[Stated goal] Everything from the opening line of the records below through the line with "25, interval: 5" must be duplicated exactly, pictures left out.

[Dataset entries]
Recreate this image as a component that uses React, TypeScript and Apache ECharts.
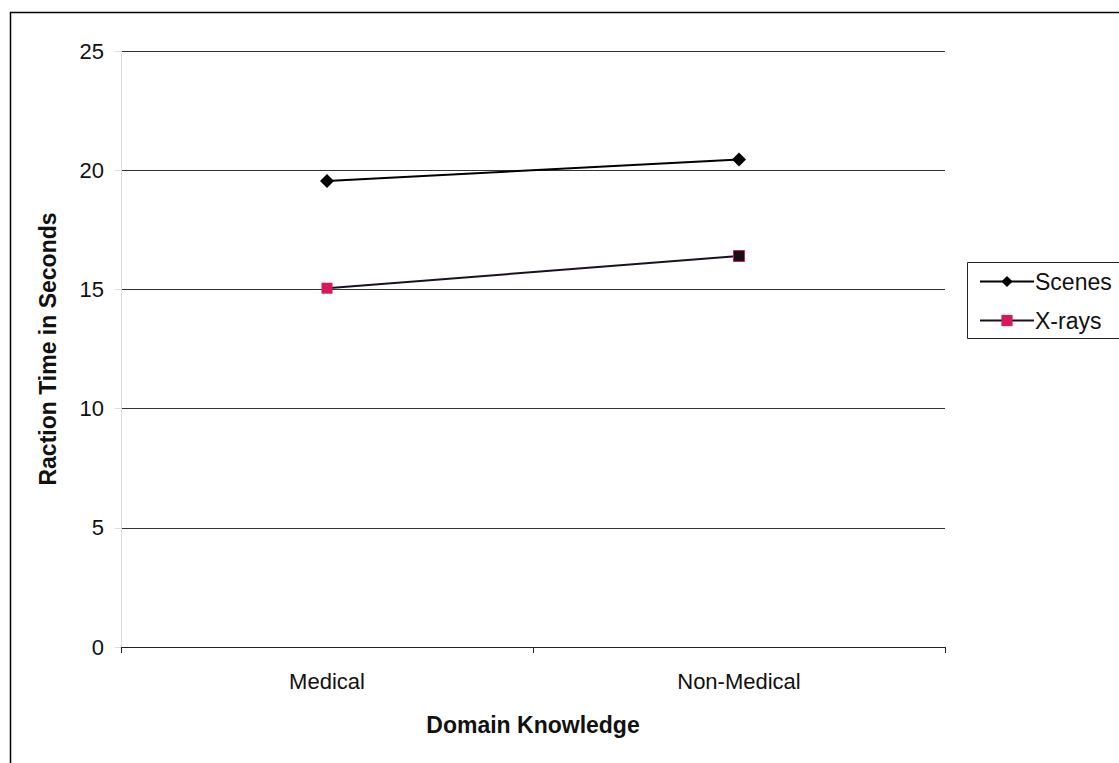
import React, { useEffect, useRef } from "react";
import * as echarts from "echarts";

const categories = ["Medical", "Non-Medical"];
const scenes = [19.55, 20.45];
const xrays = [15.05, 16.4];
const yTicks = { min: 0, max: 25, interval: 5 };

const FONT = "'Liberation Sans', Arial, sans-serif";
const PINK = "#d6195a";

export default function App() {
  const ref = useRef<HTMLDivElement>(null);

  useEffect(() => {
    if (!ref.current) return;
    const chart = echarts.init(ref.current, null, { renderer: "svg" });
    chart.setOption({
      animation: false,
      backgroundColor: "#fff",
      textStyle: { fontFamily: FONT },
      grid: { left: 121, right: 1119 - 945, top: 51, bottom: 763 - 647 },
      xAxis: {
        type: "category",
        data: categories,
        boundaryGap: true,
        axisLine: { lineStyle: { color: "#222", width: 1 } },
        axisTick: { show: true, length: 6, lineStyle: { color: "#222" } },
        axisLabel: { color: "#111", fontSize: 22, margin: 23, fontFamily: FONT },
        name: "Domain Knowledge",
        nameLocation: "middle",
        nameGap: 66,
        nameTextStyle: { color: "#111", fontSize: 23, fontWeight: "bold", fontFamily: FONT },
      },
      yAxis: {
        type: "value",
        min: yTicks.min,
        max: yTicks.max,
        interval: yTicks.interval,
        axisLine: { show: true, lineStyle: { color: "#ddd", width: 1 } },
        axisTick: { show: true, length: 6, lineStyle: { color: "#ddd" } },
        axisLabel: { color: "#111", fontSize: 22, margin: 17, fontFamily: FONT },
        splitLine: { lineStyle: { color: "#333", width: 1 } },
        name: "Raction Time in Seconds",
        nameLocation: "middle",
        nameGap: 62,
        nameTextStyle: { color: "#111", fontSize: 23, fontWeight: "bold", fontFamily: FONT },
      },
      legend: {
        orient: "vertical",
        left: 974,
        top: 265,
        itemGap: 16,
        itemWidth: 54,
        itemHeight: 14,
        textStyle: { color: "#111", fontSize: 23, fontFamily: FONT, padding: [0, 0, 0, -4] },
        data: ["Scenes", "X-rays"],
      },
      graphic: [
        {
          type: "rect",
          shape: { x: 10.5, y: 12.5, width: 1130, height: 780 },
          style: { fill: "none", stroke: "#000", lineWidth: 1.5 },
          silent: true,
        },
        {
          type: "rect",
          shape: { x: 967.5, y: 262.5, width: 170, height: 76 },
          style: { fill: "none", stroke: "#222", lineWidth: 1 },
          silent: true,
        },
      ],
      series: [
        {
          name: "Scenes",
          type: "line",
          data: scenes,
          symbol: "diamond",
          symbolSize: 14,
          color: "#000",
          lineStyle: { color: "#000", width: 2 },
          itemStyle: { color: "#000" },
        },
        {
          name: "X-rays",
          type: "line",
          data: [
            xrays[0],
            { value: xrays[1], itemStyle: { color: "#111", borderColor: PINK, borderWidth: 1 } },
          ],
          symbol: "rect",
          symbolSize: 11,
          color: PINK,
          lineStyle: { color: "#1a1020", width: 2 },
          itemStyle: { color: PINK },
        },
      ],
    });
    return () => chart.dispose();
  }, []);

  return (
    <div
      ref={ref}
      style={{ position: "fixed", left: 0, top: 0, width: 1119, height: 763 }}
    />
  );
}
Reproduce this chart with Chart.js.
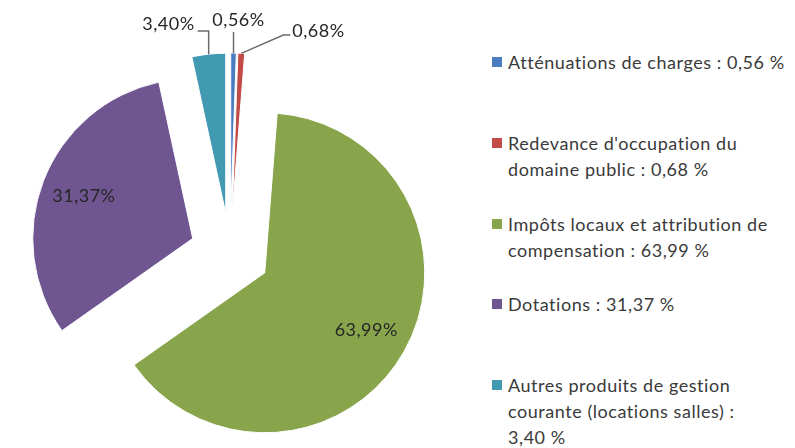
<!DOCTYPE html>
<html><head><meta charset="utf-8">
<script src="https://cdn.jsdelivr.net/npm/chart.js@4"></script>
<style>
body{margin:0;background:#fff;width:795px;height:448px;overflow:hidden;position:relative;font-family:Lato,"Open Sans",sans-serif;}
#c{position:absolute;left:0;top:0;}
.item{position:absolute;left:492px;width:303px;display:flex;align-items:flex-start;color:#3a3a3a;font-size:18px;letter-spacing:0.55px;line-height:26px;}
.sw{width:10px;height:10px;margin-top:8px;margin-right:6px;flex:none}
.txt{width:286px}
</style></head><body>
<canvas id="c" width="460" height="448"></canvas>
<div id="legend"></div>
<script>
const categories = [
  "Atténuations de charges",
  "Redevance d'occupation du domaine public",
  "Impôts locaux et attribution de compensation",
  "Dotations",
  "Autres produits de gestion courante (locations salles)"
];
const values = [0.56, 0.68, 63.99, 31.37, 3.40];
const colors = ["#4a7cc0", "#c24b47", "#88a54c", "#6f5691", "#4299b2"];

const fmt = v => v.toFixed(2).replace('.', ',');

// HTML legend
const legend = document.getElementById('legend');
categories.forEach((name, i) => {
  const d = document.createElement('div');
  d.className = 'item';
  d.style.top = (62 + 80.8 * i - 13) + 'px';
  d.innerHTML = '<div class="sw" style="background:' + colors[i] + '"></div><div class="txt"></div>';
  d.querySelector('.txt').textContent = name + ' : ' + fmt(values[i]) + '\u00a0%';
  legend.appendChild(d);
});

const EXPLODE = 40;
const explodePlugin = {
  id: 'explode',
  beforeDatasetsDraw(chart) {
    const a = chart.chartArea;
    const cx = (a.left + a.right) / 2, cy = (a.top + a.bottom) / 2;
    chart.getDatasetMeta(0).data.forEach(el => {
      const h = (el.startAngle + el.endAngle) / 2;
      el.x = cx + Math.cos(h) * EXPLODE;
      el.y = cy + Math.sin(h) * EXPLODE;
    });
  },
  afterDatasetsDraw(chart) {
    const ctx = chart.ctx;
    const els = chart.getDatasetMeta(0).data;
    ctx.save();
    ctx.font = '18px Lato, "Open Sans", sans-serif';
    if ('letterSpacing' in ctx) ctx.letterSpacing = '0.5px';
    ctx.fillStyle = '#262626';
    ctx.textBaseline = 'middle';
    els.forEach((el, i) => {
      const h = (el.startAngle + el.endAngle) / 2;
      const R = el.outerRadius;
      const label = fmt(values[i]) + '%';
      const ax = el.x + Math.cos(h) * R, ay = el.y + Math.sin(h) * R;
      if (values[i] > 10) {
        ctx.textAlign = 'center';
        ctx.fillText(label, el.x + Math.cos(h) * R * 0.73, el.y + Math.sin(h) * R * 0.73);
        return;
      }
      let pts, tx, ty, align;
      if (i === 0) { pts = [[ax, ay], [ax, 32]]; tx = ax + 5; ty = 20; align = 'center'; }
      else if (i === 1) { pts = [[ax, ay], [ax + 42, 35], [ax + 49, 35]]; tx = ax + 51; ty = 31; align = 'left'; }
      else { pts = [[ax, ay], [ax, 31], [ax - 11, 31]]; tx = ax - 14; ty = 24; align = 'right'; }
      ctx.strokeStyle = '#6b6b6b';
      ctx.lineWidth = 1.5;
      ctx.beginPath();
      pts.forEach((p, k) => k ? ctx.lineTo(p[0], p[1]) : ctx.moveTo(p[0], p[1]));
      ctx.stroke();
      ctx.textAlign = align;
      ctx.fillText(label, tx, ty);
    });
    ctx.restore();
  }
};

new Chart(document.getElementById('c'), {
  type: 'pie',
  data: {
    labels: categories,
    datasets: [{
      data: values,
      backgroundColor: colors,
      borderColor: '#ffffff',
      borderWidth: 1
    }]
  },
  options: {
    responsive: false,
    animation: false,
    events: [],
    radius: 160,
    layout: { padding: { top: 58 } },
    plugins: { legend: { display: false }, tooltip: { enabled: false } }
  },
  plugins: [explodePlugin]
});
</script>
</body></html>
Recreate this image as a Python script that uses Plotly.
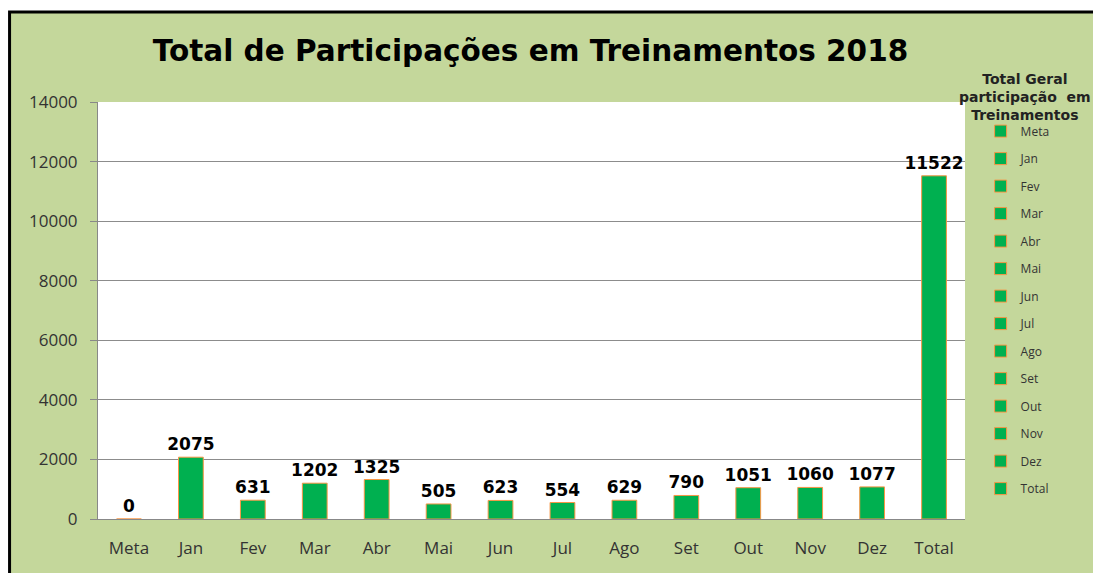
import plotly.graph_objects as go

categorias = ["Meta", "Jan", "Fev", "Mar", "Abr", "Mai", "Jun", "Jul", "Ago", "Set", "Out", "Nov", "Dez", "Total"]
participacoes = [0, 2075, 631, 1202, 1325, 505, 623, 554, 629, 790, 1051, 1060, 1077, 11522]
y_ticks = [0, 2000, 4000, 6000, 8000, 10000, 12000, 14000]

verde = "#00b050"
laranja = "#f79646"
fundo = "#c4d79b"

fig = go.Figure()
for cat, val in zip(categorias, participacoes):
    fig.add_trace(go.Bar(
        x=[cat], y=[val], name=cat, legendgroup=cat,
        width=0.4,
        marker=dict(color=verde, line=dict(color=laranja, width=1)),
        text=[str(val)], textposition="outside", constraintext="none",
        textfont=dict(family="DejaVu Sans", size=17, color="black", weight="bold"),
        cliponaxis=False,
    ))

# a pagina tem 8px de margem no body, por isso 1093x565
fig.update_layout(
    width=1093, height=565,
    margin=dict(l=90, r=136, t=94, b=54, autoexpand=False),
    paper_bgcolor="white",
    plot_bgcolor="white",
    barmode="overlay",
    title=dict(
        text="<b>Total de Participações em Treinamentos 2018</b>",
        x=0.478, xanchor="center", y=0.925, yanchor="middle",
        font=dict(family="DejaVu Sans", size=29.5, color="black"),
    ),
    legend=dict(
        x=1.018, xanchor="left", y=0.965, yanchor="top",
        font=dict(family="Open Sans", size=12, color="#333"),
        tracegroupgap=8.5,
        bgcolor="rgba(0,0,0,0)",
        maxheight=600,
    ),
    annotations=[
        dict(text="<b>Total Geral<br>participação  em<br>Treinamentos</b>",
             xref="paper", yref="paper", x=1.069, y=1.012, xanchor="center", yanchor="middle",
             showarrow=False, font=dict(family="DejaVu Sans", size=14, color="#222")),
    ],
    shapes=[
        dict(type="rect", xref="paper", yref="paper", x0=-0.102, x1=1.3, y0=-0.3, y1=1.216,
             fillcolor=fundo, line=dict(color="black", width=3), layer="below"),
        dict(type="rect", xref="x domain", yref="y domain", x0=0, x1=1, y0=0, y1=1,
             fillcolor="white", line=dict(width=0), layer="below"),
    ],
)
fig.update_xaxes(
    categoryorder="array", categoryarray=categorias,
    showline=True, linecolor="#888", linewidth=1,
    tickfont=dict(family="Open Sans", size=17, color="#333"),
    ticks="", showgrid=False, ticklabelstandoff=14,
)
fig.update_yaxes(
    range=[0, 14000], tickvals=y_ticks, ticktext=[str(v) for v in y_ticks],
    showline=True, linecolor="#888", linewidth=1,
    gridcolor="#8c8c8c", gridwidth=1,
    ticks="outside", ticklen=7, tickcolor="#888",
    tickfont=dict(family="Open Sans", size=17, color="#333"),
    ticklabelstandoff=9,
    zeroline=False,
)

fig.write_html("out.html")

[Problem solution]
Recreate this image as a component that uses React, TypeScript and Apache ECharts.
import React, { useEffect, useRef } from "react";
import * as echarts from "echarts";

const categories = ["Medical", "Non-Medical"];
const scenes = [19.55, 20.45];
const xrays = [15.05, 16.4];
const yTicks = { min: 0, max: 25, interval: 5 };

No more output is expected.